The January 6th Committee has also signaled its awareness of Jones’ involvement in organizing the rallies surrounding the mobilization on Jan. 6. Citing press reports and Jones’ own statements, Rep. Bennie Thompson (D-Miss.), the committee chairman, mentioned in his public letter that Jones worked with two women, Cindy Chafian and Caroline Wren to organize the Jan. 6 rally at the Ellipse, and helped line up a funder, Publix heiress Julie Fancelli, to cover “eighty percent” of the cost.

Jones reportedly said after his testimony earlier this year that the January 6th Committee has already obtained text messages between him and Wren, a former campaign fundraiser who Jones identified as his “White House connection.”
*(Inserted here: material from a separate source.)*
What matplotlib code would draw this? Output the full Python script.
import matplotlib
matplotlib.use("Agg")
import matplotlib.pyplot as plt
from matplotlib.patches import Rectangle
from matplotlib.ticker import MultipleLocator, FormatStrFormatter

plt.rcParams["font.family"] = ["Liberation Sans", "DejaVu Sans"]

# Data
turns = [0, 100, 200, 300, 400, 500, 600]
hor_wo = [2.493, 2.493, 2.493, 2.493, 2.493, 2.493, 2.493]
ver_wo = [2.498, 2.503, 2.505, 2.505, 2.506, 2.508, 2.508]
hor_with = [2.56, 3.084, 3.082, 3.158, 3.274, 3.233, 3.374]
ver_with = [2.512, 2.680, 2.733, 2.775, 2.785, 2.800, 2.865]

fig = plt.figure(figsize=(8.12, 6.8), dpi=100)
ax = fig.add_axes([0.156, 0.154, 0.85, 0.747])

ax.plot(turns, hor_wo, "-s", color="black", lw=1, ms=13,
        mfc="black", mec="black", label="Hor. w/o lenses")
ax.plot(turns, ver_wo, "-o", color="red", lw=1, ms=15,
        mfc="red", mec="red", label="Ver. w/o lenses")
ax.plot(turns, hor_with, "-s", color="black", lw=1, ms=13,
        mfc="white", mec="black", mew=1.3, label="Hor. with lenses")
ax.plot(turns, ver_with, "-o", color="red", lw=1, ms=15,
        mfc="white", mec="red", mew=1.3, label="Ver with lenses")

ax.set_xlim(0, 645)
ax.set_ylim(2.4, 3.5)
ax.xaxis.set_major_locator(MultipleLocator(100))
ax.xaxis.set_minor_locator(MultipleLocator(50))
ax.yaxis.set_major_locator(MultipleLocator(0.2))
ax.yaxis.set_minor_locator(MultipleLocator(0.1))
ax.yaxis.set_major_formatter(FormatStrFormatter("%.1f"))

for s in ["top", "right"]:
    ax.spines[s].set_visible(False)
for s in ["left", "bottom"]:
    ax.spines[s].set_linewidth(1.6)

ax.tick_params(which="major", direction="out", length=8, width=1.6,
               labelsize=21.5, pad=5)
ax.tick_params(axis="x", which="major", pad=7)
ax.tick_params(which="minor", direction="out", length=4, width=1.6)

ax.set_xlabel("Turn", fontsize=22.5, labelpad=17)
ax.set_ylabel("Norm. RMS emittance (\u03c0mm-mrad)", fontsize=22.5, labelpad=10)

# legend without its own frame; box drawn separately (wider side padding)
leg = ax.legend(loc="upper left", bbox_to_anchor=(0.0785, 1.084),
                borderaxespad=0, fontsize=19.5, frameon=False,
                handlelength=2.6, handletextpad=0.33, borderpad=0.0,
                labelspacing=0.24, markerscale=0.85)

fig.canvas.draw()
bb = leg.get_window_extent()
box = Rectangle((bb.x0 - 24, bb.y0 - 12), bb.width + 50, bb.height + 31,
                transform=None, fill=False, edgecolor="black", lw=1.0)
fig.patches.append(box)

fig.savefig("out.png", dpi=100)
Through Jones’ testimony in January, the committee also confirmed that Jones was on at least familiar terms with the leaders of the neo-fascist street brawling group the Proud Boys, who, like the Oath Keepers, face charges of seditious conspiracy. Jones disclosed that after a rally at the Georgia state capitol in Atlanta in November 2020, he saw Proud Boys at Hooters who were “drinking beer and ate cheeseburgers.” A photo posted on Telegram by Jeremy Bertino, a high-profile Proud Boy who has not been charged in connection with the Jan. 6 attack, shows Jones seated between Bertino and national chairman Enrique Tarrio.

While Jones has so far avoided criminal charges for his role in the events of Jan. 6, two InfoWars personnel — host Owen Shroyer and correspondent Samuel Montoya — have been arrested. Shroyer is charged with knowingly entering or remaining on restricted grounds and violent entry and disorderly conduct on Capitol grounds, while Montoya is charged with entering and remaining in a restricted building and disorderly and disruptive conduct, among other offenses.

Erika Wulff Jones, Alex Jones’ wife, went to the Capitol separately from her husband on Jan. 6, riding on the back of a golf cart with Cindy Chafian.

Alex Jones traveled with another contingent to the Capitol, as the January 6th Committee noted in its letter to him. Jones has said that the “White House” told him that after the rally at the Ellipse ended, he was tasked to lead a march to the Capitol where Trump would meet them. While Trump never made it, Jones, Shroyer and Ali Alexander marched to the Capitol.

“Go to the other side of the Capitol,” Jones said, leading the marchers to the east side of the Capitol. “That’s where Trump’s going to be.”